> Exercise aim:
Omit every picture and return the rest of the data unaltered.

> Dataset section:
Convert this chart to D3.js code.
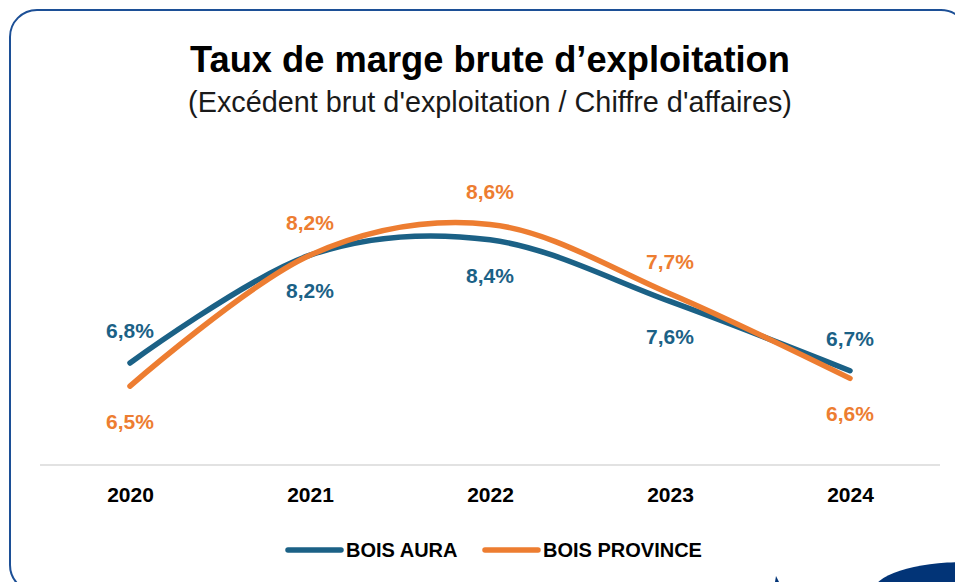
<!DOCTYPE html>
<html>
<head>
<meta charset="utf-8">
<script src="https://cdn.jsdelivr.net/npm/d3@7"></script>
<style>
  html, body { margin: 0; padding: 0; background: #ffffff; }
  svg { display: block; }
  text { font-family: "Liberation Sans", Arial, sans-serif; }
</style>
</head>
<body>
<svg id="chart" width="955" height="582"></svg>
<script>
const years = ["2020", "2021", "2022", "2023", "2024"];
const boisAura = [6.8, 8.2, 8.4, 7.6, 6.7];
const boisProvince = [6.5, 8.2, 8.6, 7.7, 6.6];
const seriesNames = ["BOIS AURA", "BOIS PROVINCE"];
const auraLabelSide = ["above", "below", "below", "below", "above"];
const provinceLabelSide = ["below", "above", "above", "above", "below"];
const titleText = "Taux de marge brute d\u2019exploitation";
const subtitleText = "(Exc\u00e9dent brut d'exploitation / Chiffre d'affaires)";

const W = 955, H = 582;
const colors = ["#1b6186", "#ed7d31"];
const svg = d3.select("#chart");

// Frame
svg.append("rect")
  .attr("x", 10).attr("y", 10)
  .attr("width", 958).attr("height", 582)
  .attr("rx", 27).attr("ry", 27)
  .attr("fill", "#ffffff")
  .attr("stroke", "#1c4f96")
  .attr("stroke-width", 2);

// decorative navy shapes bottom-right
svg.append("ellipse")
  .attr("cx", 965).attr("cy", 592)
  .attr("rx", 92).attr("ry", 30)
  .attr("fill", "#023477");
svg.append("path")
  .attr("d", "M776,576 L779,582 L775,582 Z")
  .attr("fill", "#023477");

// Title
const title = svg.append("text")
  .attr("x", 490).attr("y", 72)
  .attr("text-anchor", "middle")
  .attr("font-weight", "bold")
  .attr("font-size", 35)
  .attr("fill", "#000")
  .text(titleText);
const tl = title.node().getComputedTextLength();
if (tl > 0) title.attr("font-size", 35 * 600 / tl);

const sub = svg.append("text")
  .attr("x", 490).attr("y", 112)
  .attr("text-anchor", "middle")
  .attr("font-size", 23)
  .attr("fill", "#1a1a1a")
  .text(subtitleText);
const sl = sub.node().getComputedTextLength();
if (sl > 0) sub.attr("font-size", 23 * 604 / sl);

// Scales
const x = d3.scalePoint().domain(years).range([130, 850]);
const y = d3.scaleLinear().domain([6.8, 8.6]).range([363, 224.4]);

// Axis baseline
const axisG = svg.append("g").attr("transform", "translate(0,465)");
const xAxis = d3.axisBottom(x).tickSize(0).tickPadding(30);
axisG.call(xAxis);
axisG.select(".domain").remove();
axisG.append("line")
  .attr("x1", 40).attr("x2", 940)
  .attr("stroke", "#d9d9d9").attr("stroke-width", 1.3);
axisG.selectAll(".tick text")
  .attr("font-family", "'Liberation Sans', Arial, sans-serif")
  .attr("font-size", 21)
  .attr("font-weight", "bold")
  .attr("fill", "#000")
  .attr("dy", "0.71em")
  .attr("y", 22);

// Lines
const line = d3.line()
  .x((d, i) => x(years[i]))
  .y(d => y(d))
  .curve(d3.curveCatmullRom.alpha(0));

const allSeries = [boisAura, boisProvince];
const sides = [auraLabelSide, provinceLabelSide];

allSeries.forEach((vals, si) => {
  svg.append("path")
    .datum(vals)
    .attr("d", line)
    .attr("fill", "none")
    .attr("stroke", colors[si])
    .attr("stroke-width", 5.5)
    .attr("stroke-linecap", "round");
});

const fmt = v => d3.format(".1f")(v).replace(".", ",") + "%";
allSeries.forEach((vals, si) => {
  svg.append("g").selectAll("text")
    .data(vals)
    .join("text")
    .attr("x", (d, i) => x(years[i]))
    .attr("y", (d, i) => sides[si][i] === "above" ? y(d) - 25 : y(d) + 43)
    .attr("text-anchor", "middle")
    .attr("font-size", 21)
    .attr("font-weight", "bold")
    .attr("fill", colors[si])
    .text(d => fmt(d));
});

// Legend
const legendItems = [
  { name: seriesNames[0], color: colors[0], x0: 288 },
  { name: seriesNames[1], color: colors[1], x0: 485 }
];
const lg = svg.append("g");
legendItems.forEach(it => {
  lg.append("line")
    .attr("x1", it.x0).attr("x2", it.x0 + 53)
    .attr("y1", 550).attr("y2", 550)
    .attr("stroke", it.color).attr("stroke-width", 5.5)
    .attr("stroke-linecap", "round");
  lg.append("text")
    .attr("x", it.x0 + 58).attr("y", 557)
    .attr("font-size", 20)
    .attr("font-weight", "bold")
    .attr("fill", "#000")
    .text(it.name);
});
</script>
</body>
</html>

> Problem solution:
Convert this chart to D3.js code.
<!DOCTYPE html>
<html>
<head>
<meta charset="utf-8">
<script src="https://cdn.jsdelivr.net/npm/d3@7"></script>
<style>
  html, body { margin: 0; padding: 0; background: #ffffff; }
  svg { display: block; }
  text { font-family: "Liberation Sans", Arial, sans-serif; }
</style>
</head>
<body>
<svg id="chart" width="955" height="582"></svg>
<script>
const years = ["2020", "2021", "2022", "2023", "2024"];
const boisAura = [6.8, 8.2, 8.4, 7.6, 6.7];
const boisProvince = [6.5, 8.2, 8.6, 7.7, 6.6];
const seriesNames = ["BOIS AURA", "BOIS PROVINCE"];
const auraLabelSide = ["above", "below", "below", "below", "above"];
const provinceLabelSide = ["below", "above", "above", "above", "below"];
const titleText = "Taux de marge brute d\u2019exploitation";
const subtitleText = "(Exc\u00e9dent brut d'exploitation / Chiffre d'affaires)";

const W = 955, H = 582;
const colors = ["#1b6186", "#ed7d31"];
const svg = d3.select("#chart");

// Frame
svg.append("rect")
  .attr("x", 10).attr("y", 10)
  .attr("width", 958).attr("height", 582)
  .attr("rx", 27).attr("ry", 27)
  .attr("fill", "#ffffff")
  .attr("stroke", "#1c4f96")
  .attr("stroke-width", 2);

// decorative navy shapes bottom-right
svg.append("ellipse")
  .attr("cx", 965).attr("cy", 592)
  .attr("rx", 92).attr("ry", 30)
  .attr("fill", "#023477");
svg.append("path")
  .attr("d", "M776,576 L779,582 L775,582 Z")
  .attr("fill", "#023477");

// Title
const title = svg.append("text")
  .attr("x", 490).attr("y", 72)
  .attr("text-anchor", "middle")
  .attr("font-weight", "bold")
  .attr("font-size", 35)
  .attr("fill", "#000")
  .text(titleText);
const tl = title.node().getComputedTextLength();
if (tl > 0) title.attr("font-size", 35 * 600 / tl);

const sub = svg.append("text")
  .attr("x", 490).attr("y", 112)
  .attr("text-anchor", "middle")
  .attr("font-size", 23)
  .attr("fill", "#1a1a1a")
  .text(subtitleText);
const sl = sub.node().getComputedTextLength();
if (sl > 0) sub.attr("font-size", 23 * 604 / sl);

// Scales
const x = d3.scalePoint().domain(years).range([130, 850]);
const y = d3.scaleLinear().domain([6.8, 8.6]).range([363, 224.4]);

// Axis baseline
const axisG = svg.append("g").attr("transform", "translate(0,465)");
const xAxis = d3.axisBottom(x).tickSize(0).tickPadding(30);
axisG.call(xAxis);
axisG.select(".domain").remove();
axisG.append("line")
  .attr("x1", 40).attr("x2", 940)
  .attr("stroke", "#d9d9d9").attr("stroke-width", 1.3);
axisG.selectAll(".tick text")
  .attr("font-family", "'Liberation Sans', Arial, sans-serif")
  .attr("font-size", 21)
  .attr("font-weight", "bold")
  .attr("fill", "#000")
  .attr("dy", "0.71em")
  .attr("y", 22);

// Lines
const line = d3.line()
  .x((d, i) => x(years[i]))
  .y(d => y(d))
  .curve(d3.curveCatmullRom.alpha(0));

const allSeries = [boisAura, boisProvince];
const sides = [auraLabelSide, provinceLabelSide];

allSeries.forEach((vals, si) => {
  svg.append("path")
    .datum(vals)
    .attr("d", line)
    .attr("fill", "none")
    .attr("stroke", colors[si])
    .attr("stroke-width", 5.5)
    .attr("stroke-linecap", "round");
});

const fmt = v => d3.format(".1f")(v).replace(".", ",") + "%";
allSeries.forEach((vals, si) => {
  svg.append("g").selectAll("text")
    .data(vals)
    .join("text")
    .attr("x", (d, i) => x(years[i]))
    .attr("y", (d, i) => sides[si][i] === "above" ? y(d) - 25 : y(d) + 43)
    .attr("text-anchor", "middle")
    .attr("font-size", 21)
    .attr("font-weight", "bold")
    .attr("fill", colors[si])
    .text(d => fmt(d));
});

// Legend
const legendItems = [
  { name: seriesNames[0], color: colors[0], x0: 288 },
  { name: seriesNames[1], color: colors[1], x0: 485 }
];
const lg = svg.append("g");
legendItems.forEach(it => {
  lg.append("line")
    .attr("x1", it.x0).attr("x2", it.x0 + 53)
    .attr("y1", 550).attr("y2", 550)
    .attr("stroke", it.color).attr("stroke-width", 5.5)
    .attr("stroke-linecap", "round");
  lg.append("text")
    .attr("x", it.x0 + 58).attr("y", 557)
    .attr("font-size", 20)
    .attr("font-weight", "bold")
    .attr("fill", "#000")
    .text(it.name);
});
</script>
</body>
</html>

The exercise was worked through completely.